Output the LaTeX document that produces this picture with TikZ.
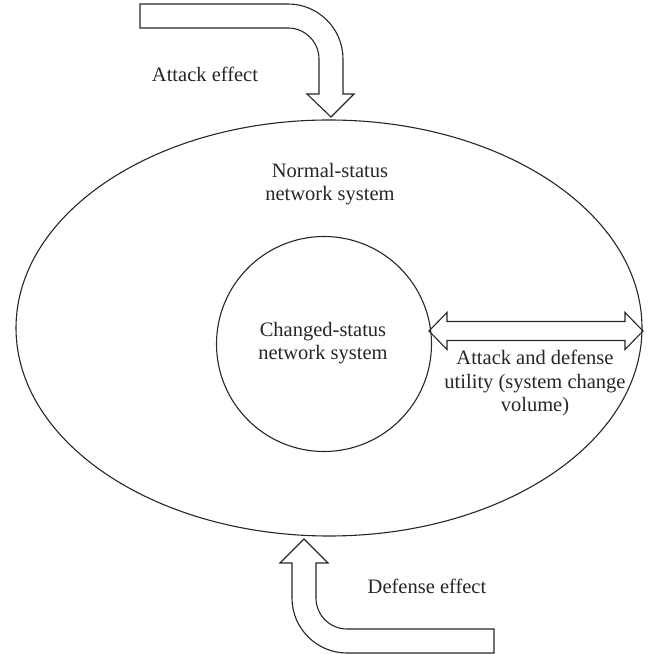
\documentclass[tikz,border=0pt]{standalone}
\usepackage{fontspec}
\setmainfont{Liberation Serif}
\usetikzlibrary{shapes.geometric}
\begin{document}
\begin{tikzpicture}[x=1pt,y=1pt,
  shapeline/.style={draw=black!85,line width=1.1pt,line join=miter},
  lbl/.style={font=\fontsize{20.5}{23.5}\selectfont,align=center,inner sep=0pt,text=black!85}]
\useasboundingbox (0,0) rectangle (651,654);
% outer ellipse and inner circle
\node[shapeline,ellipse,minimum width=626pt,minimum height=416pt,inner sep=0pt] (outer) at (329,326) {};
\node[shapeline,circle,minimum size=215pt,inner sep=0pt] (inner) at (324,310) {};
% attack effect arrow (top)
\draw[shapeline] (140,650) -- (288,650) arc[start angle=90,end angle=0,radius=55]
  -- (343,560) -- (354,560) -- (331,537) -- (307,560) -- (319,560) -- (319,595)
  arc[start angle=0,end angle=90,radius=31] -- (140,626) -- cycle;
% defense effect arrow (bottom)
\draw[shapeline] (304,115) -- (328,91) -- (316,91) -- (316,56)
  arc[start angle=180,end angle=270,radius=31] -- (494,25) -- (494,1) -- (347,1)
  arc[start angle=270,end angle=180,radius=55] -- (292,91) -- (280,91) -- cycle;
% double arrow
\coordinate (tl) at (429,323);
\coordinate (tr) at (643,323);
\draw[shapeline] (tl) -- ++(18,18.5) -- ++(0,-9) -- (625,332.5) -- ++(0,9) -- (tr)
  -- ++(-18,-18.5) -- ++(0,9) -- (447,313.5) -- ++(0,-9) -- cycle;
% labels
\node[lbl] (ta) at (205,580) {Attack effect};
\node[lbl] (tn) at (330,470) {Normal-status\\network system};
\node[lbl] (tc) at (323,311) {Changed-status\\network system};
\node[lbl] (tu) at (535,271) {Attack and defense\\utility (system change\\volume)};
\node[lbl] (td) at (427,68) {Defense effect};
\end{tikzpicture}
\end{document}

TO DO
Output the data exactly. Pictures don't belong in the result.

CORRECT OUTPUT
Output the LaTeX document that produces this picture with TikZ.
\documentclass[tikz,border=0pt]{standalone}
\usepackage{fontspec}
\setmainfont{Liberation Serif}
\usetikzlibrary{shapes.geometric}
\begin{document}
\begin{tikzpicture}[x=1pt,y=1pt,
  shapeline/.style={draw=black!85,line width=1.1pt,line join=miter},
  lbl/.style={font=\fontsize{20.5}{23.5}\selectfont,align=center,inner sep=0pt,text=black!85}]
\useasboundingbox (0,0) rectangle (651,654);
% outer ellipse and inner circle
\node[shapeline,ellipse,minimum width=626pt,minimum height=416pt,inner sep=0pt] (outer) at (329,326) {};
\node[shapeline,circle,minimum size=215pt,inner sep=0pt] (inner) at (324,310) {};
% attack effect arrow (top)
\draw[shapeline] (140,650) -- (288,650) arc[start angle=90,end angle=0,radius=55]
  -- (343,560) -- (354,560) -- (331,537) -- (307,560) -- (319,560) -- (319,595)
  arc[start angle=0,end angle=90,radius=31] -- (140,626) -- cycle;
% defense effect arrow (bottom)
\draw[shapeline] (304,115) -- (328,91) -- (316,91) -- (316,56)
  arc[start angle=180,end angle=270,radius=31] -- (494,25) -- (494,1) -- (347,1)
  arc[start angle=270,end angle=180,radius=55] -- (292,91) -- (280,91) -- cycle;
% double arrow
\coordinate (tl) at (429,323);
\coordinate (tr) at (643,323);
\draw[shapeline] (tl) -- ++(18,18.5) -- ++(0,-9) -- (625,332.5) -- ++(0,9) -- (tr)
  -- ++(-18,-18.5) -- ++(0,9) -- (447,313.5) -- ++(0,-9) -- cycle;
% labels
\node[lbl] (ta) at (205,580) {Attack effect};
\node[lbl] (tn) at (330,470) {Normal-status\\network system};
\node[lbl] (tc) at (323,311) {Changed-status\\network system};
\node[lbl] (tu) at (535,271) {Attack and defense\\utility (system change\\volume)};
\node[lbl] (td) at (427,68) {Defense effect};
\end{tikzpicture}
\end{document}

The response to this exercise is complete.